Y, por último, este retrato de familia se enmarca en un periodo histórico de fervor liberal y reformador en Rusia del que se hacen eco los personajes. La novela se publicó en 1877, quince años después de la emancipación de los siervos, sin duda el acontecimiento más importante de la moderna historia de Rusia antes de la revolución bolchevique, y el novelista dedica muchas páginas a describir el clima social de la época: discusiones sobre temas de actualidad política, celebración de elecciones para cargos de la nobleza, relaciones de los terratenientes con los campesinos y aparceros, especulaciones sobre la propiedad y la productividad de la tierra, etcétera. En resumen, los personajes están preocupados por qué es Rusia y cuál su futuro. Es en este humus donde este lector encuentra algunas indicaciones intrigantes.
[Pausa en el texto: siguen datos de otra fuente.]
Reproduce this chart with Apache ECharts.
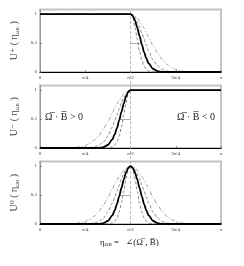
<!DOCTYPE html>
<html><head><meta charset="utf-8">
<script src="https://cdn.jsdelivr.net/npm/echarts@6/dist/echarts.min.js"></script>
<style>html,body{margin:0;padding:0;background:#fff}#c{width:244px;height:266px}</style>
</head><body><div id="c"></div>
<script>
// x tick labels (0 .. pi in steps of pi/4)
const tickLabels = ['0', 'π/4', 'π/2', '3π/4', 'π'];
// offsets from pi/2, in units of pi/40
const offsetK = [0,0.5,1,1.5,2,2.5,3,3.5,4,5,6,7,8,9,10,11,12,13,14];
// half-profiles (value vs distance from pi/2)
const profNarrow  = [1,0.939,0.777,0.566,0.363,0.206,0.103,0.045,0.017,0.002,0,0,0,0,0,0,0,0,0];
const profThick   = [1,0.971,0.888,0.766,0.623,0.477,0.344,0.234,0.150,0.052,0.014,0.003,0,0,0,0,0,0,0];
const profWide    = [1,0.984,0.939,0.868,0.777,0.674,0.566,0.461,0.363,0.206,0.103,0.045,0.017,0.006,0.002,0,0,0,0];
const profWidest  = [1,0.992,0.969,0.932,0.883,0.822,0.755,0.682,0.607,0.458,0.325,0.216,0.135,0.080,0.044,0.023,0.011,0.005,0.002];
// half width at half maximum of the thick curve (rad)
const hwhmThick = 0.19;
const yTitles = ['U⁺', 'U⁻', 'U⁰'];

const PI = Math.PI, MID = PI / 2, STEP = PI / 40;

function symData(p) {
  const out = [[0, 0]];
  for (let i = offsetK.length - 1; i > 0; i--) out.push([MID - offsetK[i] * STEP, p[i]]);
  for (let i = 0; i < offsetK.length; i++) out.push([MID + offsetK[i] * STEP, p[i]]);
  out.push([PI, 0]);
  return out;
}
function plusData(p) {
  const out = [[0, 1]];
  for (let i = 0; i < offsetK.length; i++) out.push([MID + offsetK[i] * STEP, p[i]]);
  out.push([PI, 0]);
  return out;
}
function minusData(p) {
  const out = [[0, 0]];
  for (let i = offsetK.length - 1; i >= 0; i--) out.push([MID - offsetK[i] * STEP, p[i]]);
  out.push([PI, 1]);
  return out;
}

const styles = [
  {p: profWidest, ls: {color: '#9a9a9a', width: 0.9, type: [4, 2, 1, 2]}},
  {p: profWide, ls: {color: '#777', width: 0.9, type: [3, 2]}},
  {p: profNarrow, ls: {color: '#777', width: 0.9, type: [3, 2]}},
  {p: profThick, ls: {color: '#000', width: 1.8, type: 'solid'}}
];
const builders = [plusData, minusData, symData];
const tops = [9.5, 85.5, 161.5];
const H = 62.5;
const serif = '"Liberation Serif", "DejaVu Serif", serif';

const grids = [], xAxes = [], yAxes = [], series = [];
for (let g = 0; g < 3; g++) {
  grids.push({left: 40, right: 23, top: tops[g], height: H, show: true, borderColor: '#c4c4c4', borderWidth: 2, backgroundColor: 'transparent'});
  xAxes.push({type: 'value', gridIndex: g, min: 0, max: PI, interval: PI / 4,
    axisLine: {show: true, onZero: false, lineStyle: {color: '#000', width: 1}},
    axisTick: {show: true, inside: true, length: 2, lineStyle: {color: '#555', width: 0.6}},
    splitLine: {show: false},
    axisLabel: {fontSize: 5, color: '#333', fontFamily: serif, margin: 3,
      formatter: (v) => tickLabels[Math.round(v / (PI / 4))]}});
  yAxes.push({type: 'value', gridIndex: g, min: 0, max: 1.08,
    axisLine: {show: true, lineStyle: {color: '#999', width: 1}},
    axisTick: {show: true, inside: true, length: 2, customValues: [0, 0.5, 1], lineStyle: {color: '#555', width: 0.6}},
    splitLine: {show: false},
    axisLabel: {fontSize: 5, color: '#333', fontFamily: serif, margin: 3, customValues: [0, 0.5, 1]},
    name: '{a|' + yTitles[g] + '}{b| (}{c| η}{d|ΩB}{b| )}', nameLocation: 'middle', nameRotate: 90, nameGap: 15,
    nameTextStyle: {rich: {
      a: {fontSize: 10, fontFamily: serif, color: '#444'},
      b: {fontSize: 10, fontFamily: serif, color: '#444'},
      c: {fontSize: 10, fontFamily: serif, color: '#444'},
      d: {fontSize: 5, fontFamily: serif, color: '#444', padding: [6, 0, 0, 0]}
    }}});
  styles.forEach((s, i) => {
    const ser = {type: 'line', xAxisIndex: g, yAxisIndex: g, data: builders[g](s.p), showSymbol: false,
      smooth: 0.3, smoothMonotone: 'x', lineStyle: s.ls, z: 2 + i, silent: true, animation: false};
    if (i === 3) {
      const x2 = g === 0 ? MID + hwhmThick : MID - hwhmThick;
      ser.markLine = {silent: true, symbol: 'none', animation: false, label: {show: false},
        lineStyle: {color: '#999', width: 0.8, type: 'solid'},
        data: [[{coord: [MID, 0.5]}, {coord: [x2, 0.5]}]]};
    }
    series.push(ser);
  });
}
// overlay grid for the vertical pi/2 line crossing all panels
grids.push({left: 40, right: 23, top: 9.5, bottom: 42, show: false});
xAxes.push({type: 'value', gridIndex: 3, min: 0, max: PI, show: false});
yAxes.push({type: 'value', gridIndex: 3, min: 0, max: 1, show: false});
series.push({type: 'line', xAxisIndex: 3, yAxisIndex: 3, data: [], silent: true,
  markLine: {silent: true, symbol: 'none', animation: false, label: {show: false},
    lineStyle: {color: '#aaa', width: 0.8, type: [3, 2]}, data: [{xAxis: MID}]}});

const chart = echarts.init(document.getElementById('c'), null, {renderer: 'canvas'});
chart.setOption({
  animation: false,
  grid: grids, xAxis: xAxes, yAxis: yAxes, series: series,
  graphic: [
    {type: 'text', left: 45, top: 112, style: {text: 'Ω̅ · B̅ > 0', fontSize: 10, fontFamily: serif, fill: '#222'}},
    {type: 'text', left: 177, top: 112, style: {text: 'Ω̅ · B̅ < 0', fontSize: 10, fontFamily: serif, fill: '#222'}},
    {type: 'text', left: 100, top: 238, style: {rich: {
        e: {fontSize: 9, fontFamily: serif, fill: '#222'},
        s: {fontSize: 5, fontFamily: serif, fill: '#222', padding: [5, 0, 0, 0]}
      }, text: '{e|η}{s|ΩB}{e| =   ∠(Ω̅ , B̅)}'}}
  ]
});
</script></body></html>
Alekséi Karenin, el marido despechado, es un alto funcionario de la administración imperial que dedica a sus tareas profesionales más atención que a su esposa y en cierto momento afirma estar ocupado en una iniciativa a favor de las tribus indígenas. En la imaginación occidental, moldeada por el pasado de los imperios transoceánicos, tribus indígenas designa a los habitantes de lugares remotos y calientes al otro lado de la mar océano y al lector le choca saber que también hay indígenas en un imperio continental y frío como el ruso. De hecho, no es la primera vez que este lector sufre un episodio de disonancia cognitiva por el mismo motivo. Fue en la lectura de otro libro muy distinto, Vestidas para un baile en la nieve, de Monika Zgustova, que ofrece una gavilla de entrevistas a mujeres soviéticas condenadas en los campos del gulag  y en el que algunas relatan la ayuda que recibieron de chamanes que estaban también presos.

La noticia de que el chamanismo siberiano no solo estuviera vigente en pleno siglo veinte sino que fuera también víctima de la uniformación forzosa impuesta por el imperio estalinista demuestra que la cuestión indígena que preocupaba a Aleksei Karenin no está resuelta, aunque ahora las tribus sean llamadas nacionalidades y de ellas extraiga el actual gobierno ruso a los reclutas que envía a la guerra de Ucrania. Solo en la caucásica Daguestán, una de las regiones proveedoras de carne de cañón, se cuentan por decenas las tribus indígenas que quitaban el sueño a Karenin y le impedían cumplir sus obligaciones conyugales con Anna: ávaros, darguines, cumucos, lezguinos, laks, azeríes, chechenos. Un maldito puzle y un quebradero de cabeza si ha de otorgarse a todos el derecho a la autodeterminación, debió pensar don Vladimir Putin antes de emprenderla a cañonazos contra la tribu más grande que tenía a mano, la de los ucranianos.

La guerra es el bálsamo para el insoluble conflicto típicamente ruso entre las ensoñaciones del deseo y las constricciones de la  realidad. Después del suicidio de Anna, el apuesto seductor conde Vronski no encuentra otra salida a su desasosiego que sumergirse en el alma colectiva y alistarse en un batallón de voluntarios rusos que van a defender la unidad de los eslavos en la guerra de Serbia y Turquía, en 1876, cuyo último coletazo, por ahora, se registró en las guerras de la extinta Yugoslavia, en los pasados años noventa, donde una vez más se enfrentaron eslavos y turcos.

Es un error creer que en Europa no hay tribus indígenas, y solo si estás muy arriba en la escala social, como Anna Karénina, no perturban tu existencia y puedes morir de amores, a tu gusto.